The parents of a 16-year-old African-American teenager fatally shot by Los Angeles sheriff’s deputies who said he had a gun filed a federal wrongful death lawsuit against L.A. County Wednesday, alleging deputies used excessive force and violated the boy’s civil rights.
The sheriff's department hinted that it has "undeniable" evidence exonerating the deputies, but said it "must stay silent" for now to protect the ongoing investigation into the killing of Anthony Weber.
The Super Bowl day shooting of Weber in February sparked angry protests because no gun was ever found. Sheriff’s investigators have theorized that someone grabbed the weapon as the teenager lay in the courtyard of an apartment complex in the Westmont area of South L.A.
"That’s strictly a fabrication to try to justify the shooting," said attorney Gregory Yates, who represents Weber's parents. They hope the lawsuit will "expose the code of silence" in the case, he said.
Holding back tears as she stood outside a downtown federal courthouse, Weber’s mother Demetra Johnson said she's still in disbelief that her son was killed by law enforcement.
"We have a lot of issues in our area but this was the last thing I ever thought would happen to my child," she said. The Westmont area is known for gang violence.
The deputies who patrol her neighborhood need to change their ways, Johnson said. "They have to learn how to communicate and respond to the young men of this community."
The sheriff’s department issued a strongly-worded statement in response to the lawsuit that said "there is a growing body of evidence in this case that is undeniable, and yet, to protect the integrity of the investigation, to continue to maintain open channels of communication for more potential witnesses to come forward, we must stay silent."

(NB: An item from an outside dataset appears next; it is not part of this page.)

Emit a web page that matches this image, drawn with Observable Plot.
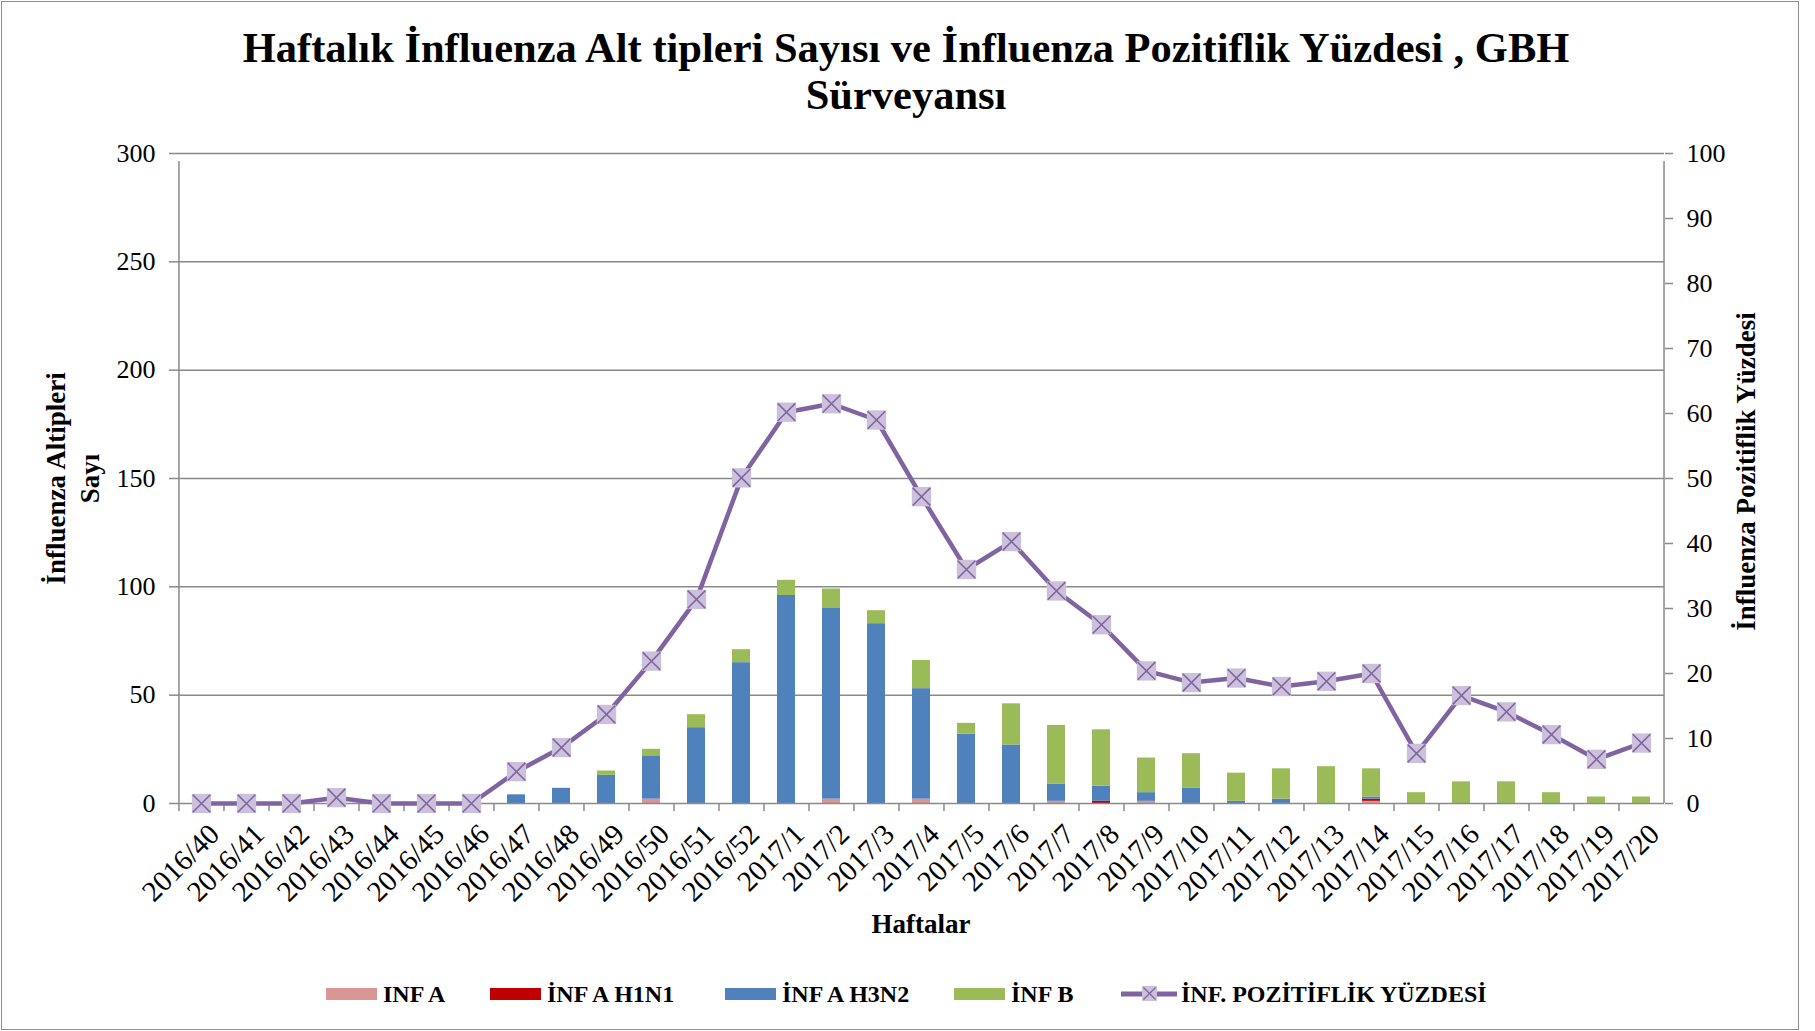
<!DOCTYPE html>
<html>
<head>
<meta charset="utf-8">
<script src="https://cdn.jsdelivr.net/npm/d3@7"></script>
<script src="https://cdn.jsdelivr.net/npm/@observablehq/plot@0.6"></script>
<style>
  body { margin: 0; background: #fff; }
  #wrap { position: relative; width: 1815px; height: 1031px; overflow: hidden; font-family: "Liberation Serif", "Times New Roman", serif; color: #000; }
  #frame { position: absolute; left: 1px; top: 1px; width: 1798px; height: 1029px; border: 1.5px solid #8e8e8e; box-sizing: border-box; pointer-events: none; }
  #title { position: absolute; left: 0; width: 1812px; top: 24px; text-align: center; font-weight: bold; font-size: 42.5px; line-height: 47px; }
  #chart { position: absolute; left: 0; top: 0; }
  .leg { position: absolute; top: 981px; height: 26px; display: flex; align-items: center; font-weight: bold; font-size: 24px; white-space: nowrap; }
  .sw { display: inline-block; width: 51px; height: 12px; margin-right: 6px; }
</style>
</head>
<body>
<div id="wrap">
  <div id="title">Haftalık İnfluenza Alt tipleri Sayısı ve İnfluenza Pozitiflik Yüzdesi , GBH<br>Sürveyansı</div>
  <div id="chart"></div>
  <div id="legend"></div>
  <div id="frame"></div>
</div>
<script>
// ---- data ----
const weeks = [
  "2016/40","2016/41","2016/42","2016/43","2016/44","2016/45","2016/46","2016/47","2016/48","2016/49",
  "2016/50","2016/51","2016/52","2017/1","2017/2","2017/3","2017/4","2017/5","2017/6","2017/7",
  "2017/8","2017/9","2017/10","2017/11","2017/12","2017/13","2017/14","2017/15","2017/16","2017/17",
  "2017/18","2017/19","2017/20"
];
const seriesNames = ["INF A", "İNF A H1N1", "İNF A H3N2", "İNF B"];
const seriesColors = ["#D99694", "#C00000", "#4F81BD", "#9BBB59"];
const infA   = [0,0,0,0,0,0,0,0,0,0, 2,0,0,0,2,0,2,0,0,1, 0,1,0,0,0,0,1,0,0,0, 0,0,0];
const infH1N1= [0,0,0,0,0,0,0,0,0,0, 0,0,0,0,0,0,0,0,0,0, 1,0,0,0,0,0,1,0,0,0, 0,0,0];
const infH3N2= [0,0,0,0,0,0,0,4,7,13, 20,35,65,96,88,83,51,32,27,8, 7,4,7,1,2,0,1,0,0,0, 0,0,0];
const infB   = [0,0,0,0,0,0,0,0,0,2, 3,6,6,7,9,6,13,5,19,27, 26,16,16,13,14,17,13,5,10,10, 5,3,3];
const positivity = [0,0,0,0.9,0,0,0,4.9,8.6,13.7, 21.9,31.4,50.1,60.2,61.5,59.0,47.2,36.0,40.3,32.7,
  27.5,20.4,18.6,19.3,18.0,18.8,20.0,7.7,16.6,14.1, 10.6,6.8,9.3];
const lineName = "İNF. POZİTİFLİK YÜZDESİ";
const lineColor = "#8064A2";
const markerFill = "#CCC1DA";
const leftTicks = [0, 50, 100, 150, 200, 250, 300];
const rightTicks = [0, 10, 20, 30, 40, 50, 60, 70, 80, 90, 100];

// ---- derived tables ----
const seriesValues = [infA, infH1N1, infH3N2, infB];
const stacked = [];
weeks.forEach((w, i) => seriesNames.forEach((s, k) => stacked.push({week: w, series: s, value: seriesValues[k][i]})));
const pctRows = weeks.map((w, i) => ({week: w, pct: positivity[i]}));
const yMax = 300, pMax = 100, k = yMax / pMax; // right axis mapped onto left scale

const W = 1815, H = 1031;
const mL = 177, mR = 151, mT = 153, mB = 228;
const half = (W - mL - mR) / weeks.length / 2;
const grey = "#8a8a8a";
const font = "Liberation Serif, Times New Roman, serif";

const chart = Plot.plot({
  width: W, height: H,
  marginTop: mT, marginBottom: mB, marginLeft: mL, marginRight: mR,
  style: {fontFamily: font, fontSize: "26px", background: "transparent", color: "black", overflow: "visible"},
  x: {domain: weeks, paddingInner: 0.6, paddingOuter: 0.3, axis: null},
  y: {domain: [0, yMax]},
  color: {domain: seriesNames, range: seriesColors},
  marks: [
    Plot.ruleY(leftTicks.filter(d => d > 0), {stroke: grey, strokeWidth: 1.5}),
    Plot.barY(stacked, {x: "week", y: "value", fill: "series"}),
    Plot.ruleY([0], {stroke: grey, strokeWidth: 1.5}),
    // left and right axis lines
    Plot.ruleX([weeks[0]], {x: d => d, y1: 0, y2: yMax, dx: -half, insetBottom: -8, stroke: grey, strokeWidth: 1.5}),
    Plot.ruleX([weeks[weeks.length - 1]], {x: d => d, y1: 0, y2: yMax, dx: half, insetBottom: -8, stroke: grey, strokeWidth: 1.5}),
    // category boundary ticks
    Plot.ruleX(weeks, {x: d => d, y1: 0, y2: 0, dx: -half, insetBottom: -8, stroke: grey, strokeWidth: 1.5}),
    // left axis
    Plot.axisY({anchor: "left", ticks: leftTicks, tickSize: 8, tickPadding: 14, stroke: grey, strokeWidth: 1.5, fill: "black", label: null, fontSize: 26}),
    // right axis
    Plot.axisY({anchor: "right", ticks: rightTicks.map(v => v * k), tickFormat: d => String(Math.round(d / k)), tickSize: 8, tickPadding: 14, stroke: grey, strokeWidth: 1.5, fill: "black", label: null, fontSize: 26}),
    // positivity line
    Plot.line(pctRows, {x: "week", y: d => d.pct * k, stroke: lineColor, strokeWidth: 4.5, strokeLinejoin: "round"}),
    Plot.dot(pctRows, {x: "week", y: d => d.pct * k, symbol: "square", r: 10.9, fill: markerFill, stroke: "none"}),
    Plot.dot(pctRows, {x: "week", y: d => d.pct * k, symbol: "times", r: 8.05, stroke: lineColor, strokeWidth: 1.6}),
    // x tick labels
    Plot.text(weeks, {x: d => d, y: d => 0, text: d => d, rotate: -45, textAnchor: "end", lineAnchor: "middle", dx: 13, dy: 26, fontSize: 29, fill: "black"}),
    // axis titles
    Plot.text(["Haftalar"], {frameAnchor: "bottom", dy: 129, fontWeight: "bold", fontSize: 27, fill: "black"}),
    Plot.text(["İnfluenza Altipleri\nSayı"], {frameAnchor: "left", textAnchor: "middle", dx: -106, rotate: -90, fontWeight: "bold", fontSize: 27, lineHeight: 1.25, fill: "black"}),
    Plot.text(["İnfluenza Pozitiflik Yüzdesi"], {frameAnchor: "right", textAnchor: "middle", dx: 82, dy: -7, rotate: -90, fontWeight: "bold", fontSize: 27, fill: "black"})
  ]
});
document.getElementById("chart").appendChild(chart);

// ---- legend ----
const legend = document.getElementById("legend");
const legendLeft = [326, 490, 725, 954];
seriesNames.forEach((s, i) => {
  const d = document.createElement("div");
  d.className = "leg";
  d.style.left = legendLeft[i] + "px";
  d.innerHTML = `<span class="sw" style="background:${seriesColors[i]}"></span>${s}`;
  legend.appendChild(d);
});
const ld = document.createElement("div");
ld.className = "leg";
ld.style.left = "1121px";
ld.innerHTML = `<svg width="56" height="20" style="margin-right:4px">
  <line x1="0" y1="10" x2="56" y2="10" stroke="${lineColor}" stroke-width="5"/>
  <rect x="21" y="2" width="15" height="15" fill="${markerFill}"/>
  <path d="M22.5,3.5L34.5,15.5M34.5,3.5L22.5,15.5" stroke="${lineColor}" stroke-width="1.4"/>
</svg>${lineName}`;
legend.appendChild(ld);
</script>
</body>
</html>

"The day will come when the evidence will speak for us," the statement said.
A spokeswoman would not elaborate.
The statement went on: "We have watched as individuals hurl allegations or immediately assume that deputy involved shootings and the aftermath are signs of police misconduct."
Sheriff’s officials have said deputies were responding to a 911 call that a man was in the street on West 107th pointing a gun at a driver around 8pm. They found Weber with a gun tucked in his pants, according to the department.
Deputies chased him a short distance into a nearby apartment complex, where the shooting occurred, said sheriff’s officials.
"While waiting for additional deputies and trying to control the situation, it is believed that someone may have been able to gain possession of the gun and take it," a sheriff's department statement released at the time said.
The shooting prompted Sheriff Jim McDonnell to hold a news conference the next day to try to calm the community.
The sheriff has prohibited the coroner from releasing the autopsy on Weber and refused to release the names of the deputies involved, citing concerns for the integrity of the investigation and the deputies' safety.
At the news conference, Weber’s father John Weber said he had turned over his son’s body at the mortuary and found nine bullet holes in his back.
Weber played with his son’s daughter Violet as the mother spoke.
The birth of Violet less than a year ago "completely changed" her son, Demetra Johnson said.
"He demonstrated the maturity and lovingness that most grown men don’t show as a dad," she said.
"Anthony had dreams for the future," Johnson said. He wanted to make something of his life and be there to see his daughter grow up. But that won’t happen now."